Dès la fin du XIX ème siècle, les "couches inférieures du prolétariat", la masse des non-qualifiés, font irruption comme force autonome dans le champ politique.
Leur mouvement bouleverse la structure traditionnelle du syndicalisme, assurant
la prédominance des syndicats d'industrie sur les vieux syndicats de métiers.
Après la Première Guerre mondiale les privilèges de "l'aristocratie ouvrière"
sont battus en brèche.
Mais, si la perte du "monopole industriel" provoque bien une radicalisation et une restructuration réelle du mouvement ouvrier anglais, cette radicalisation ne dépasse pas les limites du trade-unionisme.
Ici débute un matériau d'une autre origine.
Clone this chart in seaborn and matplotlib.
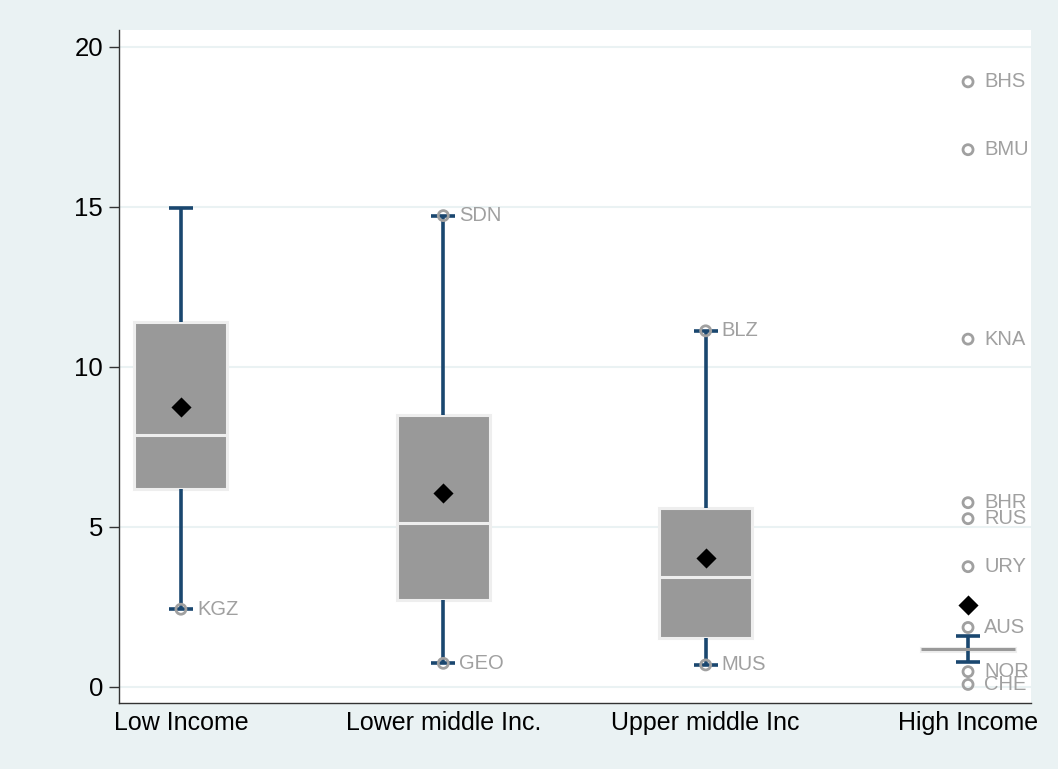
import matplotlib
matplotlib.use("Agg")
import matplotlib.pyplot as plt
import numpy as np
import pandas as pd
import seaborn as sns

# Income groups and box-plot summaries
groups = ["Low Income", "Lower middle Inc.", "Upper middle Inc", "High Income"]
q1 = [6.18, 2.71, 1.51, 1.12]
median = [7.86, 5.11, 3.44, 1.17]
q3 = [11.41, 8.49, 5.57, 1.22]
whisker_low = [2.42, 0.73, 0.68, 0.77]
whisker_high = [14.95, 14.72, 11.12, 1.57]
means = [8.75, 6.04, 4.03, 2.56]

# Labelled countries
country_code = ["KGZ", "SDN", "GEO", "BLZ", "MUS", "BHS", "BMU", "KNA",
                "BHR", "RUS", "URY", "AUS", "NOR", "CHE"]
country_group = ["Low Income", "Lower middle Inc.", "Lower middle Inc.",
                 "Upper middle Inc", "Upper middle Inc", "High Income",
                 "High Income", "High Income", "High Income", "High Income",
                 "High Income", "High Income", "High Income", "High Income"]
country_value = [2.42, 14.72, 0.73, 11.12, 0.68, 18.90, 16.78, 10.86,
                 5.75, 5.25, 3.75, 1.85, 0.47, 0.07]

y_ticks = [0, 5, 10, 15, 20]

BG = "#EAF2F3"
NAVY = "#1A476F"
BOX = "#999999"
EDGE = "#EEEEEE"
LABEL = "#A0A0A0"

sns.set_style("white")
plt.rcParams["font.family"] = ["Liberation Sans", "DejaVu Sans"]

W, H = 1058, 769
fig = plt.figure(figsize=(W / 100, H / 100), dpi=100, facecolor=BG)
ax = fig.add_axes([119 / W, 1 - 703 / H, (1031 - 119) / W, (703 - 30) / H])
ax.set_facecolor("white")

pos = np.arange(len(groups))
stats = [dict(q1=a, med=m, q3=b, whislo=lo, whishi=hi, label=g)
         for a, m, b, lo, hi, g in zip(q1, median, q3, whisker_low, whisker_high, groups)]

bp = ax.bxp(stats, positions=pos, widths=0.355, capwidths=0.092,
            patch_artist=True, showfliers=False, manage_ticks=False,
            boxprops=dict(facecolor=BOX, edgecolor=EDGE, linewidth=2.2),
            medianprops=dict(color=EDGE, linewidth=2.2),
            whiskerprops=dict(color=NAVY, linewidth=2.6, solid_capstyle="butt"),
            capprops=dict(color=NAVY, linewidth=2.6, solid_capstyle="butt"),
            zorder=2)
# the collapsed high-income box shows its median in the box colour
bp["medians"][-1].set_color(BOX)

# mean markers
mean_df = pd.DataFrame({"x": pos, "mean": means})
sns.scatterplot(data=mean_df, x="x", y="mean", ax=ax, marker="D", s=105,
                color="black", edgecolor="black", linewidth=0, zorder=5,
                legend=False)

# labelled countries
cdf = pd.DataFrame({"code": country_code, "group": country_group,
                    "value": country_value})
cdf["x"] = cdf["group"].map({g: i for i, g in enumerate(groups)})
sns.scatterplot(data=cdf, x="x", y="value", ax=ax, marker="o", s=52,
                facecolors="none", edgecolor=LABEL, linewidth=2.0,
                zorder=4, legend=False)
for _, r in cdf.iterrows():
    ax.annotate(r["code"], (r["x"], r["value"]), xytext=(11.5, 0),
                textcoords="offset points", ha="left", va="center",
                fontsize=14.5, color=LABEL, zorder=6)

ax.set_xlim(-0.236, 3.24)
ax.set_ylim(-0.51, 20.52)
ax.set_yticks(y_ticks)
ax.set_yticklabels([str(t) for t in y_ticks])
ax.set_xticks(pos)
ax.set_xticklabels(groups)
ax.set_xlabel("")
ax.set_ylabel("")

ax.yaxis.grid(True, color=BG, linewidth=1.5, zorder=0)
ax.xaxis.grid(False)
ax.set_axisbelow(True)

for s in ["top", "right"]:
    ax.spines[s].set_visible(False)
for s in ["left", "bottom"]:
    ax.spines[s].set_visible(True)
    ax.spines[s].set_color("#333333")
    ax.spines[s].set_linewidth(1.0)

ax.tick_params(axis="y", length=7.2, width=1.0, color="#333333",
               pad=4.3, labelsize=18.5, labelcolor="black", left=True)
ax.tick_params(axis="x", length=0, pad=6, labelsize=18, labelcolor="black")

fig.savefig("out.png", dpi=100, facecolor=BG)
Elle engendre le parti travailliste et les sectes socialistes. Elle ne donne pas naissance à un mouvement ouvrier révolutionnaire, même dans la période d'entre les deux guerres mondiales, au plus fort de la crise économique.
L'infirmation du pronostic d'Engels souligne la fragilité de toute son "explication". Celle-ci accorde une importance décisive aux déterminations purement économiques, en négligeant l'efficience propre aux autres niveaux. Nous y reviendrons."
(Marxisme et conscience de classe p. 213 1975 éd. 10-18)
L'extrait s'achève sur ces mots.